Aim:
Reproduce all the lines exactly as they stand, apart from the pictures.

* BEGIN Data extract *

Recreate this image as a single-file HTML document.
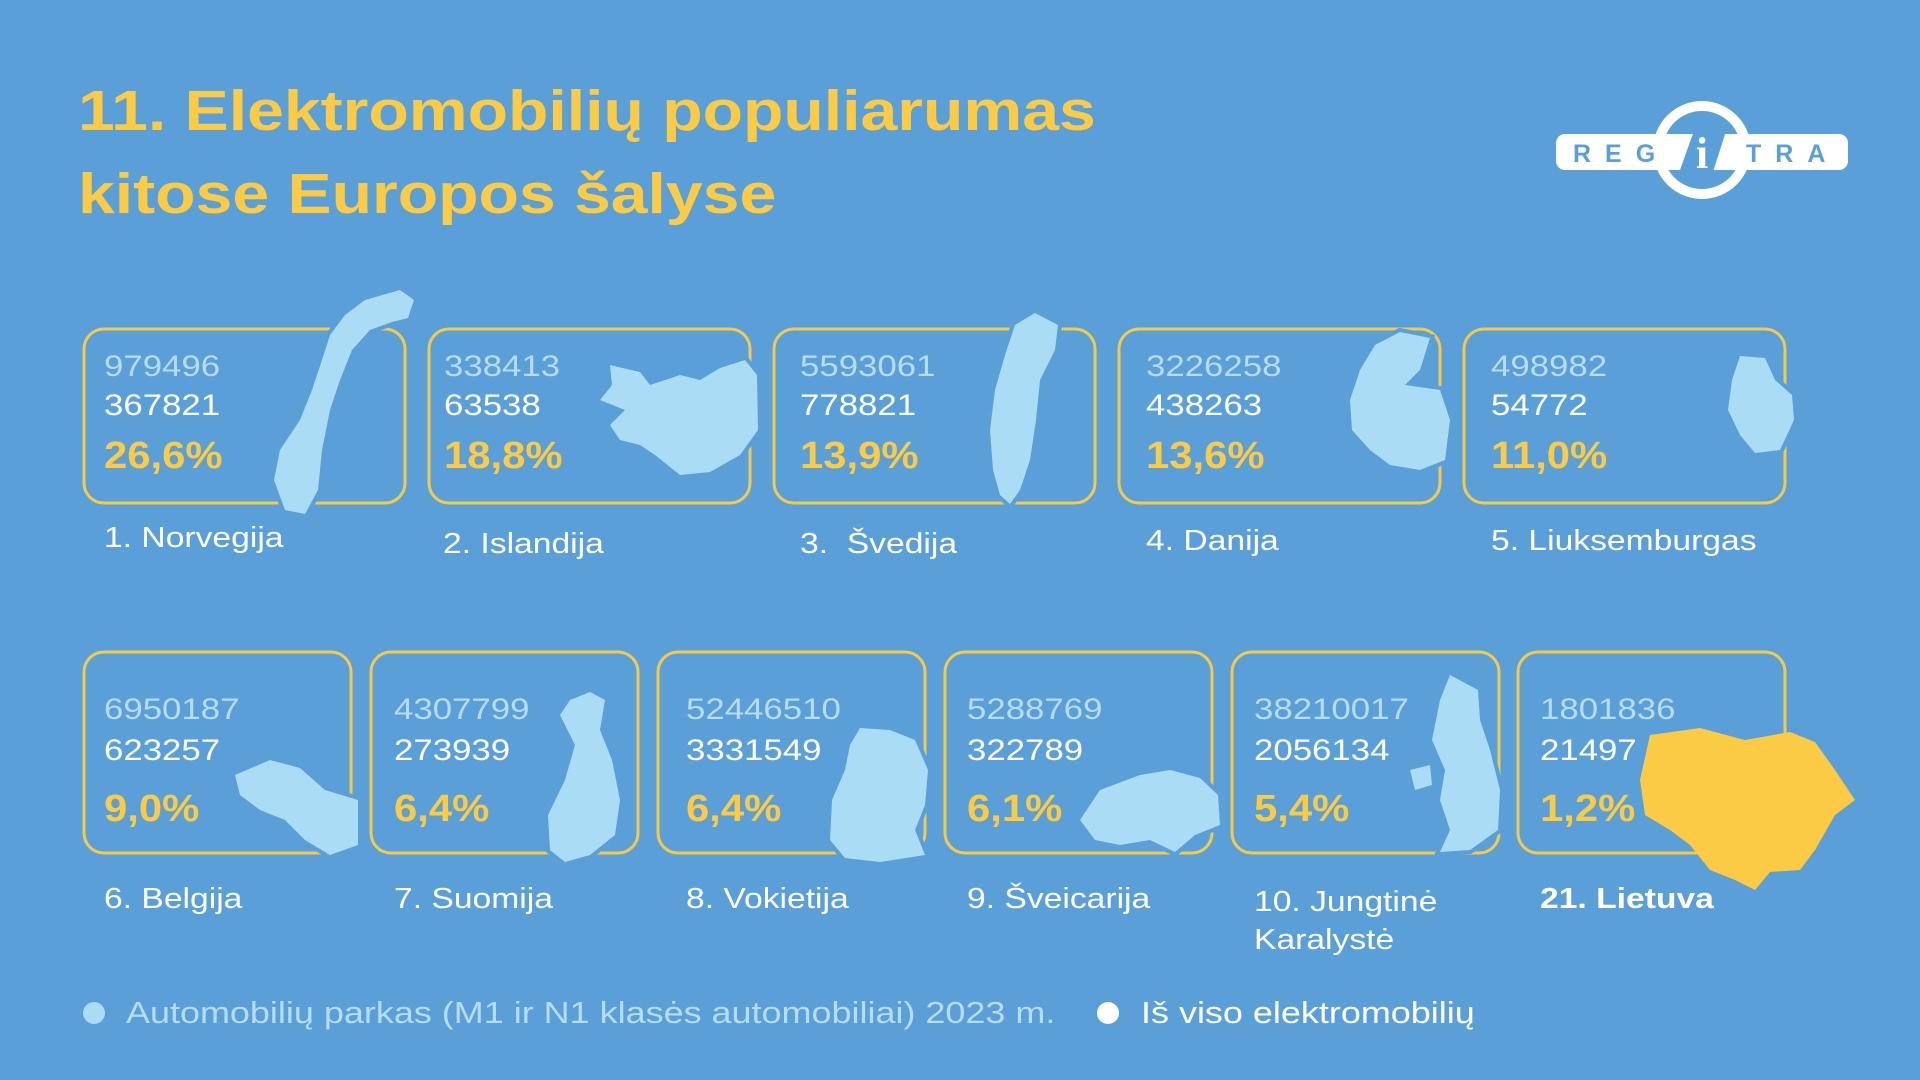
<!DOCTYPE html>
<html><head><meta charset="utf-8"><style>
html,body{margin:0;padding:0}
body{width:1920px;height:1080px;background:#5a9fd7;position:relative;overflow:hidden;font-family:"Liberation Sans",sans-serif}
.t{position:absolute;white-space:nowrap;transform:scaleX(1.16);transform-origin:0 0}
.title{left:78px;color:#fbcb45;font-weight:bold;font-size:57px;line-height:1}
.g{color:#b7dcf3;font-size:30px}
.w{color:#fff;font-size:30px}
.p{color:#fbcb45;font-size:38px;font-weight:bold;transform:scaleX(1.1)}
.l{color:#fff;font-size:29px}
</style></head><body>
<svg width="1920" height="1080" style="position:absolute;left:0;top:0">
<g fill="none" stroke="#f5c94a" stroke-width="3">
<rect x="84" y="329" width="321" height="174" rx="20"/>
<rect x="429" y="329" width="321" height="174" rx="20"/>
<rect x="774" y="329" width="321" height="174" rx="20"/>
<rect x="1119" y="329" width="321" height="174" rx="20"/>
<rect x="1464" y="329" width="321" height="174" rx="20"/>
<rect x="84" y="652" width="267" height="201" rx="20"/>
<rect x="371" y="652" width="267" height="201" rx="20"/>
<rect x="658" y="652" width="267" height="201" rx="20"/>
<rect x="945" y="652" width="267" height="201" rx="20"/>
<rect x="1232" y="652" width="267" height="201" rx="20"/>
<rect x="1518" y="652" width="267" height="201" rx="20"/>
</g>
<g fill="#aadcf6" stroke="#5a9fd7" stroke-width="8" paint-order="stroke">
<path d="M400 290 L414 300 L408 318 L392 322 L370 330 L352 350 L340 380 L330 410 L322 450 L318 490 L305 514 L285 510 L274 480 L280 450 L300 420 L312 390 L322 360 L330 335 L345 315 L365 300 Z"/>
<path d="M610 365 L640 372 L650 385 L680 375 L700 380 L720 368 L745 360 L757 375 L758 430 L740 455 L710 472 L680 475 L655 455 L640 445 L620 440 L610 425 L625 410 L600 400 L612 385 Z"/>
<path d="M1035 313 L1058 325 L1055 350 L1040 380 L1036 420 L1030 460 L1020 490 L1010 504 L1000 495 L993 470 L990 430 L995 390 L1005 355 L1015 325 Z"/>
<path d="M1400 332 L1430 338 L1420 370 L1405 385 L1440 390 L1450 420 L1445 460 L1420 470 L1390 465 L1370 450 L1352 430 L1350 400 L1360 370 L1375 345 Z"/>
<path d="M1740 356 L1765 358 L1775 380 L1792 395 L1794 420 L1780 450 L1755 453 L1740 435 L1728 410 L1732 380 Z"/>
<path d="M235 775 L270 760 L300 768 L325 790 L358 800 L358 845 L330 855 L305 840 L285 820 L260 810 L240 795 Z"/>
<path d="M590 692 L605 700 L600 730 L612 760 L620 800 L615 835 L590 855 L565 862 L550 850 L548 815 L565 780 L575 745 L560 715 L570 700 Z"/>
<path d="M860 728 L890 730 L915 740 L928 770 L925 805 L915 830 L925 855 L880 862 L845 858 L830 840 L832 800 L845 770 L850 745 Z"/>
<path d="M1100 790 L1140 775 L1170 770 L1200 778 L1218 795 L1220 825 L1195 835 L1175 852 L1150 840 L1120 845 L1095 840 L1080 820 Z"/>
<path d="M1450 675 L1478 690 L1480 720 L1490 750 L1500 790 L1498 830 L1470 850 L1440 852 L1450 830 L1440 800 L1445 770 L1432 740 L1440 700 Z M1410 770 L1430 765 L1432 785 L1415 790 Z"/>
</g>
<path fill="#fbcb45" d="M1650 735 L1700 728 L1745 740 L1790 732 L1815 742 L1835 770 L1855 800 L1835 815 L1815 850 L1800 870 L1770 872 L1755 890 L1735 880 L1710 870 L1690 845 L1670 830 L1645 815 L1640 780 Z"/>
<circle cx="94" cy="1013" r="11" fill="#aadcf6"/>
<circle cx="1108" cy="1013" r="11" fill="#fff"/>
<rect x="1556" y="134" width="292" height="36" rx="9" fill="#fff"/>
<circle cx="1702" cy="150" r="44" fill="none" stroke="#fff" stroke-width="10"/>
<path d="M1680 170 L1696 125 L1728 125 L1712 175 Z" fill="#5a9fd7"/>
<text x="1702" y="168" text-anchor="middle" font-family="Liberation Serif" font-weight="bold" font-size="44" fill="#fff">i</text>
<text x="1573" y="162" font-family="Liberation Sans" font-weight="bold" font-size="25" fill="#5a9fd7" letter-spacing="14">REG</text>
<text x="1746" y="162" font-family="Liberation Sans" font-weight="bold" font-size="25" fill="#5a9fd7" letter-spacing="14">TRA</text>
</svg>

<div class="t title" style="top:83px">11. Elektromobilių populiarumas</div>
<div class="t title" style="top:166px">kitose Europos šalyse</div>

<div class="t g" style="left:104px;top:350px">979496</div><div class="t w" style="left:104px;top:389px">367821</div><div class="t p" style="left:104px;top:435px">26,6%</div>
<div class="t g" style="left:444px;top:350px">338413</div><div class="t w" style="left:444px;top:389px">63538</div><div class="t p" style="left:444px;top:435px">18,8%</div>
<div class="t g" style="left:800px;top:350px">5593061</div><div class="t w" style="left:800px;top:389px">778821</div><div class="t p" style="left:800px;top:435px">13,9%</div>
<div class="t g" style="left:1146px;top:350px">3226258</div><div class="t w" style="left:1146px;top:389px">438263</div><div class="t p" style="left:1146px;top:435px">13,6%</div>
<div class="t g" style="left:1491px;top:350px">498982</div><div class="t w" style="left:1491px;top:389px">54772</div><div class="t p" style="left:1491px;top:435px">11,0%</div>

<div class="t l" style="left:104px;top:522px">1. Norvegija</div>
<div class="t l" style="left:443px;top:528px">2. Islandija</div>
<div class="t l" style="left:800px;top:528px">3.&nbsp; Švedija</div>
<div class="t l" style="left:1146px;top:525px">4. Danija</div>
<div class="t l" style="left:1491px;top:525px">5. Liuksemburgas</div>

<div class="t g" style="left:104px;top:693px">6950187</div><div class="t w" style="left:104px;top:734px">623257</div><div class="t p" style="left:104px;top:788px">9,0%</div>
<div class="t g" style="left:394px;top:693px">4307799</div><div class="t w" style="left:394px;top:734px">273939</div><div class="t p" style="left:394px;top:788px">6,4%</div>
<div class="t g" style="left:686px;top:693px">52446510</div><div class="t w" style="left:686px;top:734px">3331549</div><div class="t p" style="left:686px;top:788px">6,4%</div>
<div class="t g" style="left:967px;top:693px">5288769</div><div class="t w" style="left:967px;top:734px">322789</div><div class="t p" style="left:967px;top:788px">6,1%</div>
<div class="t g" style="left:1254px;top:693px">38210017</div><div class="t w" style="left:1254px;top:734px">2056134</div><div class="t p" style="left:1254px;top:788px">5,4%</div>
<div class="t g" style="left:1540px;top:693px">1801836</div><div class="t w" style="left:1540px;top:734px">21497</div><div class="t p" style="left:1540px;top:788px">1,2%</div>

<div class="t l" style="left:104px;top:883px">6. Belgija</div>
<div class="t l" style="left:394px;top:883px">7. Suomija</div>
<div class="t l" style="left:686px;top:883px">8. Vokietija</div>
<div class="t l" style="left:967px;top:883px">9. Šveicarija</div>
<div class="t l" style="left:1254px;top:883px;line-height:38px">10. Jungtinė<br>Karalystė</div>
<div class="t l" style="left:1540px;top:883px;font-weight:bold">21. Lietuva</div>

<div class="t" style="left:126px;top:995px;font-size:31px;color:#b7dcf3">Automobilių parkas (M1 ir N1 klasės automobiliai) 2023 m.</div>
<div class="t" style="left:1141px;top:995px;font-size:31px;color:#fff">Iš viso elektromobilių</div>
</body></html>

* END Data extract *

Answer to the task:
Recreate this image as a single-file HTML document.
<!DOCTYPE html>
<html><head><meta charset="utf-8"><style>
html,body{margin:0;padding:0}
body{width:1920px;height:1080px;background:#5a9fd7;position:relative;overflow:hidden;font-family:"Liberation Sans",sans-serif}
.t{position:absolute;white-space:nowrap;transform:scaleX(1.16);transform-origin:0 0}
.title{left:78px;color:#fbcb45;font-weight:bold;font-size:57px;line-height:1}
.g{color:#b7dcf3;font-size:30px}
.w{color:#fff;font-size:30px}
.p{color:#fbcb45;font-size:38px;font-weight:bold;transform:scaleX(1.1)}
.l{color:#fff;font-size:29px}
</style></head><body>
<svg width="1920" height="1080" style="position:absolute;left:0;top:0">
<g fill="none" stroke="#f5c94a" stroke-width="3">
<rect x="84" y="329" width="321" height="174" rx="20"/>
<rect x="429" y="329" width="321" height="174" rx="20"/>
<rect x="774" y="329" width="321" height="174" rx="20"/>
<rect x="1119" y="329" width="321" height="174" rx="20"/>
<rect x="1464" y="329" width="321" height="174" rx="20"/>
<rect x="84" y="652" width="267" height="201" rx="20"/>
<rect x="371" y="652" width="267" height="201" rx="20"/>
<rect x="658" y="652" width="267" height="201" rx="20"/>
<rect x="945" y="652" width="267" height="201" rx="20"/>
<rect x="1232" y="652" width="267" height="201" rx="20"/>
<rect x="1518" y="652" width="267" height="201" rx="20"/>
</g>
<g fill="#aadcf6" stroke="#5a9fd7" stroke-width="8" paint-order="stroke">
<path d="M400 290 L414 300 L408 318 L392 322 L370 330 L352 350 L340 380 L330 410 L322 450 L318 490 L305 514 L285 510 L274 480 L280 450 L300 420 L312 390 L322 360 L330 335 L345 315 L365 300 Z"/>
<path d="M610 365 L640 372 L650 385 L680 375 L700 380 L720 368 L745 360 L757 375 L758 430 L740 455 L710 472 L680 475 L655 455 L640 445 L620 440 L610 425 L625 410 L600 400 L612 385 Z"/>
<path d="M1035 313 L1058 325 L1055 350 L1040 380 L1036 420 L1030 460 L1020 490 L1010 504 L1000 495 L993 470 L990 430 L995 390 L1005 355 L1015 325 Z"/>
<path d="M1400 332 L1430 338 L1420 370 L1405 385 L1440 390 L1450 420 L1445 460 L1420 470 L1390 465 L1370 450 L1352 430 L1350 400 L1360 370 L1375 345 Z"/>
<path d="M1740 356 L1765 358 L1775 380 L1792 395 L1794 420 L1780 450 L1755 453 L1740 435 L1728 410 L1732 380 Z"/>
<path d="M235 775 L270 760 L300 768 L325 790 L358 800 L358 845 L330 855 L305 840 L285 820 L260 810 L240 795 Z"/>
<path d="M590 692 L605 700 L600 730 L612 760 L620 800 L615 835 L590 855 L565 862 L550 850 L548 815 L565 780 L575 745 L560 715 L570 700 Z"/>
<path d="M860 728 L890 730 L915 740 L928 770 L925 805 L915 830 L925 855 L880 862 L845 858 L830 840 L832 800 L845 770 L850 745 Z"/>
<path d="M1100 790 L1140 775 L1170 770 L1200 778 L1218 795 L1220 825 L1195 835 L1175 852 L1150 840 L1120 845 L1095 840 L1080 820 Z"/>
<path d="M1450 675 L1478 690 L1480 720 L1490 750 L1500 790 L1498 830 L1470 850 L1440 852 L1450 830 L1440 800 L1445 770 L1432 740 L1440 700 Z M1410 770 L1430 765 L1432 785 L1415 790 Z"/>
</g>
<path fill="#fbcb45" d="M1650 735 L1700 728 L1745 740 L1790 732 L1815 742 L1835 770 L1855 800 L1835 815 L1815 850 L1800 870 L1770 872 L1755 890 L1735 880 L1710 870 L1690 845 L1670 830 L1645 815 L1640 780 Z"/>
<circle cx="94" cy="1013" r="11" fill="#aadcf6"/>
<circle cx="1108" cy="1013" r="11" fill="#fff"/>
<rect x="1556" y="134" width="292" height="36" rx="9" fill="#fff"/>
<circle cx="1702" cy="150" r="44" fill="none" stroke="#fff" stroke-width="10"/>
<path d="M1680 170 L1696 125 L1728 125 L1712 175 Z" fill="#5a9fd7"/>
<text x="1702" y="168" text-anchor="middle" font-family="Liberation Serif" font-weight="bold" font-size="44" fill="#fff">i</text>
<text x="1573" y="162" font-family="Liberation Sans" font-weight="bold" font-size="25" fill="#5a9fd7" letter-spacing="14">REG</text>
<text x="1746" y="162" font-family="Liberation Sans" font-weight="bold" font-size="25" fill="#5a9fd7" letter-spacing="14">TRA</text>
</svg>

<div class="t title" style="top:83px">11. Elektromobilių populiarumas</div>
<div class="t title" style="top:166px">kitose Europos šalyse</div>

<div class="t g" style="left:104px;top:350px">979496</div><div class="t w" style="left:104px;top:389px">367821</div><div class="t p" style="left:104px;top:435px">26,6%</div>
<div class="t g" style="left:444px;top:350px">338413</div><div class="t w" style="left:444px;top:389px">63538</div><div class="t p" style="left:444px;top:435px">18,8%</div>
<div class="t g" style="left:800px;top:350px">5593061</div><div class="t w" style="left:800px;top:389px">778821</div><div class="t p" style="left:800px;top:435px">13,9%</div>
<div class="t g" style="left:1146px;top:350px">3226258</div><div class="t w" style="left:1146px;top:389px">438263</div><div class="t p" style="left:1146px;top:435px">13,6%</div>
<div class="t g" style="left:1491px;top:350px">498982</div><div class="t w" style="left:1491px;top:389px">54772</div><div class="t p" style="left:1491px;top:435px">11,0%</div>

<div class="t l" style="left:104px;top:522px">1. Norvegija</div>
<div class="t l" style="left:443px;top:528px">2. Islandija</div>
<div class="t l" style="left:800px;top:528px">3.&nbsp; Švedija</div>
<div class="t l" style="left:1146px;top:525px">4. Danija</div>
<div class="t l" style="left:1491px;top:525px">5. Liuksemburgas</div>

<div class="t g" style="left:104px;top:693px">6950187</div><div class="t w" style="left:104px;top:734px">623257</div><div class="t p" style="left:104px;top:788px">9,0%</div>
<div class="t g" style="left:394px;top:693px">4307799</div><div class="t w" style="left:394px;top:734px">273939</div><div class="t p" style="left:394px;top:788px">6,4%</div>
<div class="t g" style="left:686px;top:693px">52446510</div><div class="t w" style="left:686px;top:734px">3331549</div><div class="t p" style="left:686px;top:788px">6,4%</div>
<div class="t g" style="left:967px;top:693px">5288769</div><div class="t w" style="left:967px;top:734px">322789</div><div class="t p" style="left:967px;top:788px">6,1%</div>
<div class="t g" style="left:1254px;top:693px">38210017</div><div class="t w" style="left:1254px;top:734px">2056134</div><div class="t p" style="left:1254px;top:788px">5,4%</div>
<div class="t g" style="left:1540px;top:693px">1801836</div><div class="t w" style="left:1540px;top:734px">21497</div><div class="t p" style="left:1540px;top:788px">1,2%</div>

<div class="t l" style="left:104px;top:883px">6. Belgija</div>
<div class="t l" style="left:394px;top:883px">7. Suomija</div>
<div class="t l" style="left:686px;top:883px">8. Vokietija</div>
<div class="t l" style="left:967px;top:883px">9. Šveicarija</div>
<div class="t l" style="left:1254px;top:883px;line-height:38px">10. Jungtinė<br>Karalystė</div>
<div class="t l" style="left:1540px;top:883px;font-weight:bold">21. Lietuva</div>

<div class="t" style="left:126px;top:995px;font-size:31px;color:#b7dcf3">Automobilių parkas (M1 ir N1 klasės automobiliai) 2023 m.</div>
<div class="t" style="left:1141px;top:995px;font-size:31px;color:#fff">Iš viso elektromobilių</div>
</body></html>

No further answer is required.